Édouard Philippe has a bit of a head start in the polls, but when I brought up his name at a dinner party in the west of France, the leftists at the table cried out, “Quelle médiocrité!” while the centrist sitting opposite me said, “A good number two but not a president.” Bernard Cazeneuve recently launched his remake of “The Ex-Wives Club” with a cast of ex-presidents, ex-prime ministers, and ex-party leaders summoned to give a much-needed jolt to the undeclared candidacy of an ex-Socialist seeking to resuscitate the carcass of French social democracy.

Les Républicains have meanwhile attempted to rally their rump around the evergreen issue of controlling the borders, further diminishing the distance between themselves and Le Pen and lending credence to the rumors of a Le Pen-Wauquiez ticket in 2024. At the other end of the spectrum, Mélenchon has not given up the hope of reviving the career of his erstwhile dauphin Adrien Quatennens, whose domestic imbroglios have made him persona non grata in other quarters of the leftier left.

All of this political nombrilisme does nothing to alleviate the real but largely undiscussed anxieties engendered by the looming Sino-American conflict, the war in Ukraine, climate change, immigration, und so weiter.
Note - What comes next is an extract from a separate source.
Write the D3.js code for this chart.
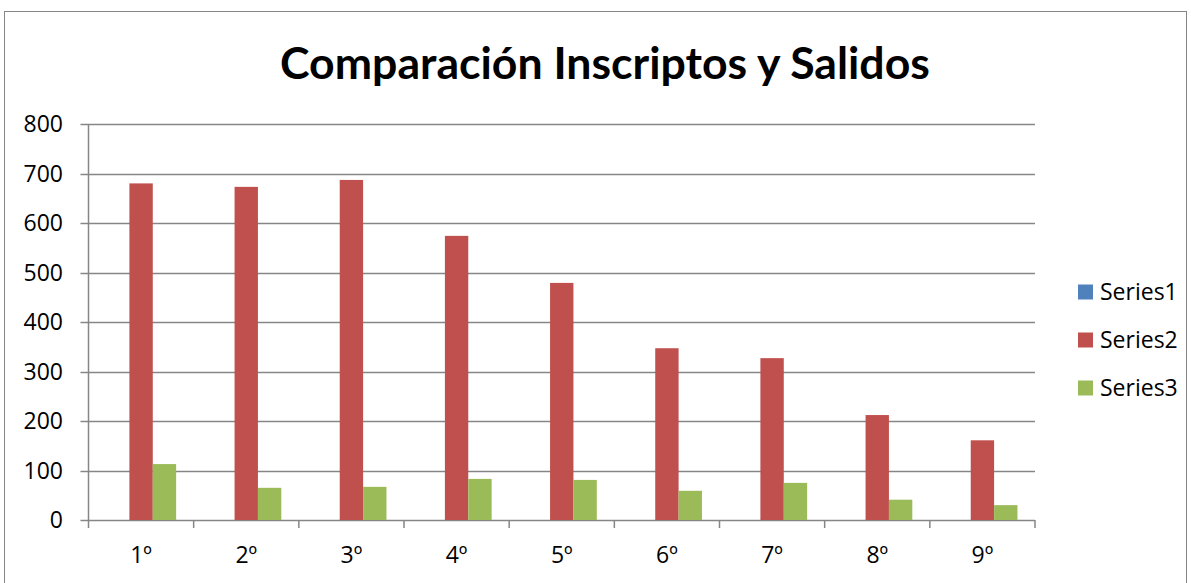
<!DOCTYPE html>
<html>
<head>
<meta charset="utf-8">
<script src="https://cdn.jsdelivr.net/npm/d3@7"></script>
<style>
	body { margin: 0; background: #fff; }
	text { font-family: "Open Sans", Lato, sans-serif; fill: #000; }
</style>
</head>
<body>
<div id="chart"></div>
<script>
var categories = ["1º", "2º", "3º", "4º", "5º", "6º", "7º", "8º", "9º"];
var seriesNames = ["Series1", "Series2", "Series3"];
var series1 = [0, 0, 0, 0, 0, 0, 0, 0, 0];
var series2 = [680, 673, 687, 574, 479, 347, 327, 212, 161];
var series3 = [113, 65, 67, 83, 81, 59, 75, 41, 30];
var yTicks = [0, 100, 200, 300, 400, 500, 600, 700, 800];
var colors = ["#4F81BD", "#C0504D", "#9BBB59"];

var layout = {
	w: 1191,
	h: 583,
	left: 88.5,
	right: 1035,
	top: 124,
	bottom: 520
}

var svg = d3.select("#chart")
			.append("svg")
			.attr("width", layout.w)
			.attr("height", layout.h);

// chart border
svg.append("rect")
	.attr("x", 4.5)
	.attr("y", 11.5)
	.attr("width", 1182)
	.attr("height", 590)
	.style("fill", "none")
	.style("stroke", "#868686")
	.style("stroke-width", 1);

var xScale = d3.scaleBand().domain(categories).range([layout.left, layout.right]),
	xInner = d3.scaleBand().domain(seriesNames).range([0, xScale.bandwidth()]).paddingInner(0).paddingOuter(0.75),
	yScale = d3.scaleLinear().domain([0, 800]).range([layout.bottom, layout.top]);

// gridlines
svg.append("g")
	.selectAll("line")
	.data(yTicks)
	.enter().append("line")
	.attr("x1", layout.left - 8)
	.attr("x2", layout.right)
	.attr("y1", function(d){ return Math.round(yScale(d)) + 0.5; })
	.attr("y2", function(d){ return Math.round(yScale(d)) + 0.5; })
	.style("stroke", "#868686")
	.style("stroke-width", 1.5);

// y labels
svg.append("g")
	.selectAll("text")
	.data(yTicks)
	.enter().append("text")
	.attr("x", 63)
	.attr("y", function(d){ return yScale(d); })
	.attr("dy", "0.36em")
	.attr("text-anchor", "end")
	.style("font-size", "23px")
	.text(function(d){ return d; });

// bars
var data = [series1, series2, series3];
var groups = svg.append("g")
				.selectAll("g")
				.data(seriesNames)
				.enter().append("g")
				.style("fill", function(d, i){ return colors[i]; });

groups.selectAll("rect")
	.data(function(d, i){ return data[i].map(function(v, j){ return {s: d, c: categories[j], v: v}; }); })
	.enter().append("rect")
	.filter(function(d){ return d.v > 0; })
	.attr("x", function(d){ return xScale(d.c) + xInner(d.s); })
	.attr("width", xInner.bandwidth())
	.attr("y", function(d){ return yScale(d.v); })
	.attr("height", function(d){ return yScale(0) - yScale(d.v); });

// y axis line
svg.append("line")
	.attr("x1", layout.left).attr("x2", layout.left)
	.attr("y1", layout.top).attr("y2", layout.bottom)
	.style("stroke", "#868686")
	.style("stroke-width", 1.5);

// x axis
var xTickPos = categories.map(function(c){ return xScale(c); }).concat([layout.right]);
svg.append("g")
	.selectAll("line")
	.data(xTickPos)
	.enter().append("line")
	.attr("x1", function(d){ return d; })
	.attr("x2", function(d){ return d; })
	.attr("y1", layout.bottom)
	.attr("y2", layout.bottom + 8)
	.style("stroke", "#868686")
	.style("stroke-width", 1.5);

svg.append("g")
	.selectAll("text")
	.data(categories)
	.enter().append("text")
	.attr("x", function(d){ return xScale(d) + xScale.bandwidth() / 2; })
	.attr("y", 555)
	.attr("dy", "0.36em")
	.attr("text-anchor", "middle")
	.style("font-size", "23px")
	.text(function(d){ return d; });

// title
var title = svg.append("text")
	.attr("x", 605)
	.attr("y", 79)
	.attr("text-anchor", "middle")
	.style("font-family", "Lato, sans-serif")
	.style("font-size", "40px")
	.style("font-weight", "bold")
	.text("Comparación Inscriptos y Salidos");
var tw = title.node().getComputedTextLength();
title.style("font-size", (40 * 650 / tw) + "px");

// legend
var legend = svg.append("g")
				.selectAll("g")
				.data(seriesNames)
				.enter().append("g")
				.attr("transform", function(d, i){ return "translate(1078," + (292 + i * 48) + ")"; });

legend.append("rect")
	.attr("x", 0)
	.attr("y", -7.5)
	.attr("width", 15)
	.attr("height", 15)
	.style("fill", function(d, i){ return colors[i]; });

legend.append("text")
	.attr("x", 22)
	.attr("y", 0)
	.attr("dy", "0.36em")
	.style("font-size", "23px")
	.text(function(d){ return d; });
</script>
</body>
</html>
Macron’s sporadic efforts to address these matters in quiet moments between domestic crises have given rise to some fine rhetorical flights as well as a few memorable gaffes, but in the intervals between photo ops very little happens, unless it is taking place under the radar, in quiet intergovernmental consultations among EU member states, where progress can be noted.

Little sense of that progress is perceptible to the broader public, however, which remains sullen. Talk of a Sixth Republic is common, but it is hard to imagine how a more empowered legislature and a redressed balance between the legislative and executive branches will improve matters as long as the only conceivable political dialogue remains a dialogue of the deaf. And yet the cafés are full, there is literal dancing in the streets (on Sundays in the place St.-Médard, for example), and one can still eat well for not all that much money by Boston standards (for example, at Flornia on the bd. Port-Royal at the corner of rue Berthollet, where a Romanian-born but Spanish-trained chef produced a superb dinner in a minuscule kitchen enclosed in plexiglas, serving 30-40 people with the help of just one assistant and a single waitress).